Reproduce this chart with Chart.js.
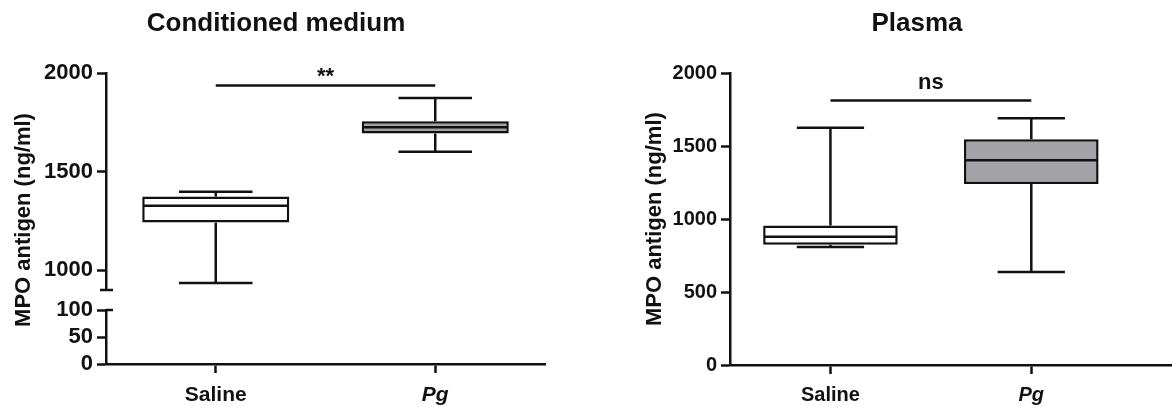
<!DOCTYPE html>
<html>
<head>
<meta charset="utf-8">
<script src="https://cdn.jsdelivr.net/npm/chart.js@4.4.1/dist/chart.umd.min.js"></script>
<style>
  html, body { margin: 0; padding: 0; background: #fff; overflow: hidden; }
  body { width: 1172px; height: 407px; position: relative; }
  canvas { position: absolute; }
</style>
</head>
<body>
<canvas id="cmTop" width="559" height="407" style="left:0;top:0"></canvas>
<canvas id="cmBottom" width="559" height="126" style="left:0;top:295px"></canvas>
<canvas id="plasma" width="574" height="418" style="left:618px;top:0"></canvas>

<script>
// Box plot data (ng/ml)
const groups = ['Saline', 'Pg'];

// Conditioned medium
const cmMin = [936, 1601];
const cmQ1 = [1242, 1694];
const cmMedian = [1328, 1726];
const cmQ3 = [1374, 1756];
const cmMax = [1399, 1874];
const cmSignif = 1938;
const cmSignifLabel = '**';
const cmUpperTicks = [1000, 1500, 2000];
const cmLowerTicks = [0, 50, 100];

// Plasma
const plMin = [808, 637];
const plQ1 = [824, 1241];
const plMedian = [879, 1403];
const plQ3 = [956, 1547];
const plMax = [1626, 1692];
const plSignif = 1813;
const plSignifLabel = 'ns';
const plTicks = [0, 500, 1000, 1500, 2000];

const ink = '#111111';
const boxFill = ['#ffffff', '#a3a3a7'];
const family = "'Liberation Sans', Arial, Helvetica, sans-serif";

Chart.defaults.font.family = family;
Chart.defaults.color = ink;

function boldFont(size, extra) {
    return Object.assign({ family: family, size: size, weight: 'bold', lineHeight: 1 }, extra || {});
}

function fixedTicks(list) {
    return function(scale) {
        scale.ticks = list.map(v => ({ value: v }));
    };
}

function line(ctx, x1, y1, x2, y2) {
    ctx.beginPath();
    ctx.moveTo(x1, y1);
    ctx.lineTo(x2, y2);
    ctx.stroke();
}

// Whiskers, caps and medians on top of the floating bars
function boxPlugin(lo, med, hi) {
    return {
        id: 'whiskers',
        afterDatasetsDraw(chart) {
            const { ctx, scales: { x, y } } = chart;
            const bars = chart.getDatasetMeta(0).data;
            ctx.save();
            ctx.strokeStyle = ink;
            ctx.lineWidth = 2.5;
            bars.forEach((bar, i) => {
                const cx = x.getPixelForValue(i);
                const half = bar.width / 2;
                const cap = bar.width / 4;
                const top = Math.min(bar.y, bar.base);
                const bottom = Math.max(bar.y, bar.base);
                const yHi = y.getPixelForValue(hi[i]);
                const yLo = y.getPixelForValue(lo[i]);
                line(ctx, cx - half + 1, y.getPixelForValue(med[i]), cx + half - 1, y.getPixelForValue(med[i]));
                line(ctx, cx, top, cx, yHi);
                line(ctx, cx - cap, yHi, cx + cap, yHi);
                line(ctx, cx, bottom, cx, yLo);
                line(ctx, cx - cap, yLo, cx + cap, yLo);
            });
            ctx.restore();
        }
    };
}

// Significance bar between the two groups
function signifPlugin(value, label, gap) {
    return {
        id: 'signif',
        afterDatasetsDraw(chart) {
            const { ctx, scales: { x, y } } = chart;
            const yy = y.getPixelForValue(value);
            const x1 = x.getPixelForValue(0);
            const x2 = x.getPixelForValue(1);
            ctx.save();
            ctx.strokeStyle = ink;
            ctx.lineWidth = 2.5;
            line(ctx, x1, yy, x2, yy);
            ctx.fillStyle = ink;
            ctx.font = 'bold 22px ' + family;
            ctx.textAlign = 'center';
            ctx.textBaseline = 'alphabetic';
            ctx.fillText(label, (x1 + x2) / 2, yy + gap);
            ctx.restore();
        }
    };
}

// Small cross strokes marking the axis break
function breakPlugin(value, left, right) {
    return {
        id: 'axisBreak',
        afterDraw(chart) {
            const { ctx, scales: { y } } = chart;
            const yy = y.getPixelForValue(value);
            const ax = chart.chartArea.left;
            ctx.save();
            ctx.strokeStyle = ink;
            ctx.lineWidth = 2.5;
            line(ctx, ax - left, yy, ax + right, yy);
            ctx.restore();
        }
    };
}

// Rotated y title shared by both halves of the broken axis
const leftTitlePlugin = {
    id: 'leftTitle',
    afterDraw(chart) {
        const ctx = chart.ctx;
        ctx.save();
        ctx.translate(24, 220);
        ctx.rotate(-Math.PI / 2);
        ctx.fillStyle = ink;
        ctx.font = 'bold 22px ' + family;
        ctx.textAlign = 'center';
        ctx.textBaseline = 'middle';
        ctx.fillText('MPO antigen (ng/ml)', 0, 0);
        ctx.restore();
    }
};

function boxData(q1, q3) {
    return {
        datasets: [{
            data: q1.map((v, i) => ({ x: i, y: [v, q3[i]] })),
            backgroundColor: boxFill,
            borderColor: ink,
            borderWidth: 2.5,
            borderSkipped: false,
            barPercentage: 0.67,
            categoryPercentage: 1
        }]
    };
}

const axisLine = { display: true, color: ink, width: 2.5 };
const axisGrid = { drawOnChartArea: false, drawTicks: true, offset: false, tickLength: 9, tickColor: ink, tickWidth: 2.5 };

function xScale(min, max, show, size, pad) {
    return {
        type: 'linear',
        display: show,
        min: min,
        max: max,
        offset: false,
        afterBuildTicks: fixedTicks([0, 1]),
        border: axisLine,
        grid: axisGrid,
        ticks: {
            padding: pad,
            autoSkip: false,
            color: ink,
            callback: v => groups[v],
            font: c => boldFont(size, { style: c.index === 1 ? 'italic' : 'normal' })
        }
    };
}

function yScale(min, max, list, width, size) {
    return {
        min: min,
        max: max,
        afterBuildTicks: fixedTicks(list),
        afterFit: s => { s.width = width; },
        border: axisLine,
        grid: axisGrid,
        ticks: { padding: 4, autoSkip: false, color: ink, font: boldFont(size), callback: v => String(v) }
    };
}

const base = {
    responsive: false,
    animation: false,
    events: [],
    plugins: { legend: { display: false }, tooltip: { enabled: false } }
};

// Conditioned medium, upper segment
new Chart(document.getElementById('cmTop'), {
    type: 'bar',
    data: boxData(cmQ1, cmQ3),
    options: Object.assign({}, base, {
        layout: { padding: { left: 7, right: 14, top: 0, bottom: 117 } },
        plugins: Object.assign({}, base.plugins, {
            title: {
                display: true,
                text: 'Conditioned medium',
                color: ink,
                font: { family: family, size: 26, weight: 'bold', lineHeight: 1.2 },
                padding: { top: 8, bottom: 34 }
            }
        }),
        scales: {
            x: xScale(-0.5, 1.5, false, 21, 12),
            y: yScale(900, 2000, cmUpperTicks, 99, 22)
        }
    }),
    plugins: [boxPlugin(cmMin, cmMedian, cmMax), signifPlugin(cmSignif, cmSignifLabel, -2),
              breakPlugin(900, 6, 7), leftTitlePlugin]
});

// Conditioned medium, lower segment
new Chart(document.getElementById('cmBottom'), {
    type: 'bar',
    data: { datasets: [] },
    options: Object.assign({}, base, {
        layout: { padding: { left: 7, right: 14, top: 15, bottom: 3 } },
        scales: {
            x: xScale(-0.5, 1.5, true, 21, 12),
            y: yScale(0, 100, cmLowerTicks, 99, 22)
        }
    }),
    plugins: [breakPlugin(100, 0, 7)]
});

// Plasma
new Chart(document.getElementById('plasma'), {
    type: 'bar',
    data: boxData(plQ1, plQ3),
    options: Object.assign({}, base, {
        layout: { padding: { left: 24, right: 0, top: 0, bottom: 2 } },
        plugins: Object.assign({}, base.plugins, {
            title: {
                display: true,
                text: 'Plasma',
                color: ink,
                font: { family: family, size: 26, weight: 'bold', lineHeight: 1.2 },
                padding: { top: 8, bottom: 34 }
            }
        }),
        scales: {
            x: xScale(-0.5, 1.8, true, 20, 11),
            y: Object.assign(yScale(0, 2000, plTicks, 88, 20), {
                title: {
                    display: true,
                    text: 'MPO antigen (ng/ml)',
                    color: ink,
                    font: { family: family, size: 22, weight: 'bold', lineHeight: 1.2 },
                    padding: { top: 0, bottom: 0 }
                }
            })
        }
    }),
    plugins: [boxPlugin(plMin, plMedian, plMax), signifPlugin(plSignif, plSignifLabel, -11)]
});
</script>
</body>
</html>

————

Written request ▸
Only the lines from the top of the data through the line with "const groups = ['Saline', 'Pg'];" should be quoted, exactly and with both ends kept; skip the pictures.

Complete output ▸
Reproduce this chart with Chart.js.
<!DOCTYPE html>
<html>
<head>
<meta charset="utf-8">
<script src="https://cdn.jsdelivr.net/npm/chart.js@4.4.1/dist/chart.umd.min.js"></script>
<style>
  html, body { margin: 0; padding: 0; background: #fff; overflow: hidden; }
  body { width: 1172px; height: 407px; position: relative; }
  canvas { position: absolute; }
</style>
</head>
<body>
<canvas id="cmTop" width="559" height="407" style="left:0;top:0"></canvas>
<canvas id="cmBottom" width="559" height="126" style="left:0;top:295px"></canvas>
<canvas id="plasma" width="574" height="418" style="left:618px;top:0"></canvas>

<script>
// Box plot data (ng/ml)
const groups = ['Saline', 'Pg'];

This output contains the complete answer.